Bacon's forms are tortured, struggling for solidity, struggling to come into being. Melting away. A whisper away from cascading into darkness. Light and color being a brief manifestation, a gathering of dust particles, if even. Form as an "event" in the way a firework explodes into the sky for a briefly beautiful, exciting yet violent and quietly disappearing moment.

There's nothing to grasp or hold on to. Meat and carcass, the fragility of the body. And yet, these forms exist in their own confined space, a stage, a ring, a glass box, not physical, defined by just lines...self imposed? Sometimes there's a door in frame. Exit or entrance? Freedom or hell? Can it even open? Or is it just a picture? A tease of the cosmic joke variety. Conclusion, we are a perpetual and delicate balancing act between extremes. Being and not. Spatial materiality and energy. Flesh and spirit. Love and torture. Beast/deformed and human form. Order and disorder. Becoming and receding. Scream and silence. Authority and powerlessness. I and the Other. Insane and sublime... The triptychs confirm relativity, perpetual change in spatial/time relationship, non-authority of a single take. Time and event is constantly being dissected like a film reel, and form within that, constantly disintegrating.

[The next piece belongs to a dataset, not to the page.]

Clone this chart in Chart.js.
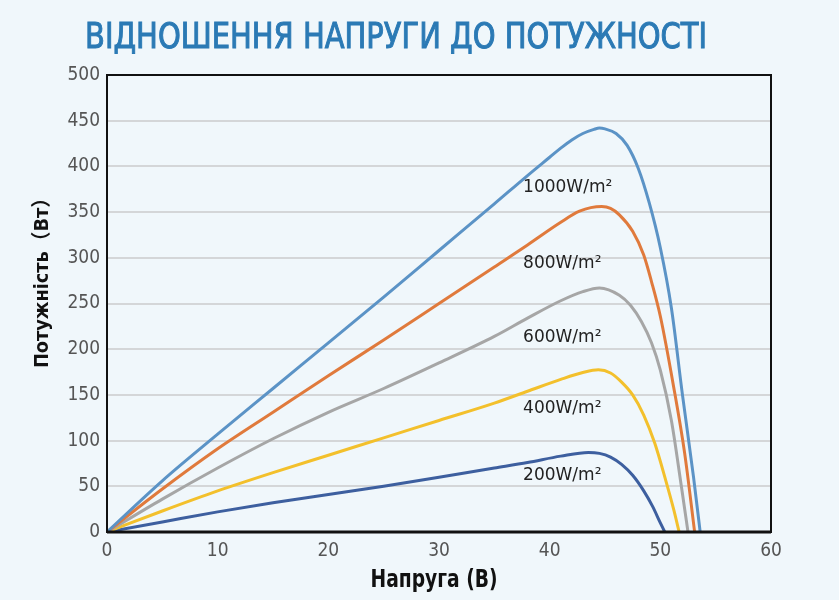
<!DOCTYPE html>
<html>
<head>
<meta charset="utf-8">
<script src="https://cdn.jsdelivr.net/npm/chart.js@4.4.1/dist/chart.umd.min.js"></script>
<style>
    html, body { margin: 0; padding: 0; background: #f0f7fb; }
    #wrap { width: 839px; height: 600px; }
</style>
</head>
<body>
<div id="wrap"><canvas id="chart" width="839" height="600"></canvas></div>
<script>
const titleText = 'ВІДНОШЕННЯ НАПРУГИ ДО ПОТУЖНОСТІ'
const xTitle = 'Напруга (В)'
const yTitle = 'Потужність（Вт）'

const seriesNames = ['1000W/m²', '800W/m²', '600W/m²', '400W/m²', '200W/m²']
const seriesColors = ['#5b93c6', '#e07a3c', '#a6a6a6', '#f3c02c', '#3d5f9f']

// voltage (V) / power (W)
const volt1000 = [0, 5, 10, 15, 20, 25, 30, 35, 38, 40, 41, 42, 43, 44, 44.5, 45, 46, 47, 48, 49, 50, 51, 52, 53, 53.6]
const pow1000 = [0, 56, 107, 157, 207, 257, 308, 359, 390, 410, 420, 429, 436, 440.5, 442, 441, 436, 423, 398, 360, 311, 245, 150, 60, 0]

const volt800 = [0, 5, 10, 15, 20, 25, 30, 35, 38, 40.9, 42.7, 44.7, 45.5, 46.3, 47.5, 48.5, 49.2, 50, 51.2, 52.2, 53.1]
const pow800 = [0, 47, 91, 131, 171, 210, 250, 290, 314, 338, 351, 356, 354, 347, 329, 303, 274, 236, 159, 86, 0]

const volt600 = [0, 5, 10, 15, 20, 25, 30, 35, 38, 41, 43, 44.5, 46.3, 47.3, 48.3, 49.2, 50, 51, 51.9, 52.5]
const pow600 = [0, 36, 70, 102, 131, 157, 185, 214, 234, 253, 263, 267, 259, 248, 230, 207, 177, 122, 50, 0]

const volt400 = [0, 5, 10, 15, 20, 25, 30, 35, 38, 41, 43, 44.4, 45.5, 46.5, 47.5, 48.5, 49.5, 50.5, 51.2, 51.7]
const pow400 = [0, 23, 45, 65, 84, 103, 122, 141, 154, 167, 174.5, 177.5, 174, 164, 150, 128, 97, 56, 25, 0]

const volt200 = [0, 5, 10, 15, 20, 25, 30, 35, 38, 41, 43.5, 44.5, 45.5, 46.5, 47.5, 48.5, 49.3, 50, 50.4]
const pow200 = [0, 11, 22, 32, 41, 50, 60, 70, 76, 83, 87, 86, 82, 74, 62, 45, 28, 10, 0]

// where the irradiance labels sit, in axis units
const labelVolt = 37.6
const labelPower = [377, 294, 213, 135, 62]

const volts = [volt1000, volt800, volt600, volt400, volt200]
const powers = [pow1000, pow800, pow600, pow400, pow200]

const datasets = seriesNames.map((name, i) => ({
    label: name,
    data: volts[i].map((v, j) => ({ x: v, y: powers[i][j] })),
    showLine: true,
    borderColor: seriesColors[i],
    borderWidth: 3,
    pointRadius: 0,
    cubicInterpolationMode: 'monotone',
}))

const extras = {
    id: 'extras',
    beforeDraw(chart) {
        const ctx = chart.ctx
        ctx.save()
        ctx.fillStyle = '#f0f7fb'
        ctx.fillRect(0, 0, chart.width, chart.height)
        ctx.restore()
    },
    afterDraw(chart) {
        const { ctx, chartArea: a, scales: { x, y } } = chart
        ctx.save()
        // frame + zero line
        ctx.strokeStyle = '#111'
        ctx.lineWidth = 2
        ctx.strokeRect(a.left, a.top, a.right - a.left, a.bottom - a.top)
        ctx.lineWidth = 3
        ctx.beginPath()
        ctx.moveTo(a.left, a.bottom)
        ctx.lineTo(a.right, a.bottom)
        ctx.stroke()

        // irradiance labels
        ctx.font = '17px "DejaVu Sans"'
        ctx.fillStyle = '#222'
        ctx.textBaseline = 'middle'
        seriesNames.forEach((n, i) => {
            ctx.fillText(n, x.getPixelForValue(labelVolt), y.getPixelForValue(labelPower[i]))
        })

        // axis titles
        ctx.fillStyle = '#111'
        ctx.textAlign = 'center'
        ctx.font = 'bold 24px "DejaVu Sans Condensed"'
        ctx.fillText(xTitle, (a.left + a.right) / 2 - 5, 581, 127)
        ctx.save()
        ctx.translate(43, 278)
        ctx.rotate(-Math.PI / 2)
        ctx.font = 'bold 20px "DejaVu Sans Condensed", "Noto Sans CJK SC"'
        ctx.fillText(yTitle, 0, 0, 180)
        ctx.restore()

        // title
        ctx.textAlign = 'left'
        ctx.textBaseline = 'alphabetic'
        ctx.font = '36px "DejaVu Sans Condensed"'
        ctx.fillStyle = '#2b7ab5'
        ctx.strokeStyle = '#2b7ab5'
        ctx.lineWidth = 1
        ctx.fillText(titleText, 85, 48, 622)
        ctx.strokeText(titleText, 85, 48, 622)
        ctx.restore()
    },
}

new Chart(document.getElementById('chart'), {
    type: 'scatter',
    data: { datasets },
    options: {
        responsive: false,
        animation: false,
        layout: { padding: { top: 75, right: 68, left: 0, bottom: 0 } },
        plugins: { legend: { display: false }, tooltip: { enabled: false } },
        scales: {
            x: {
                min: 0,
                max: 60,
                ticks: { stepSize: 10, color: '#555', padding: 8, font: { family: '"DejaVu Sans Condensed"', size: 19 } },
                grid: { display: false, drawTicks: false },
                border: { display: false },
                afterFit(s) { s.height = 68 },
            },
            y: {
                min: 0,
                max: 500,
                ticks: { stepSize: 50, color: '#555', padding: 7, font: { family: '"DejaVu Sans Condensed"', size: 19 } },
                grid: { color: '#d4d6d8', lineWidth: 2, drawTicks: false },
                border: { display: false },
                afterFit(s) { s.width = 107 },
            },
        },
    },
    plugins: [extras],
})
</script>
</body>
</html>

The only thing, the exhibit, although quite extensive and filling, was missing a lot of his works. I thought it would be a more thorough collection. Also reminds me, I have to watch "Love is the Devil" again for the umpteeth time, one of my favorite films, directed by John Maybury. It focuses on Bacon's life with George Dyer, his lover and muse, who ultimately killed himself. Yes, tragic. He did it in their hotel room on the night of Bacon's opening at the Grand Palais in Paris. Bacon was the only other foreign artist next to Picasso to have been given that highest honor. If ever the opportunity to see "Devil" on the big screen, do so. The film is very painterly, with a story as intense as Bacon's paintings, as intense as his life.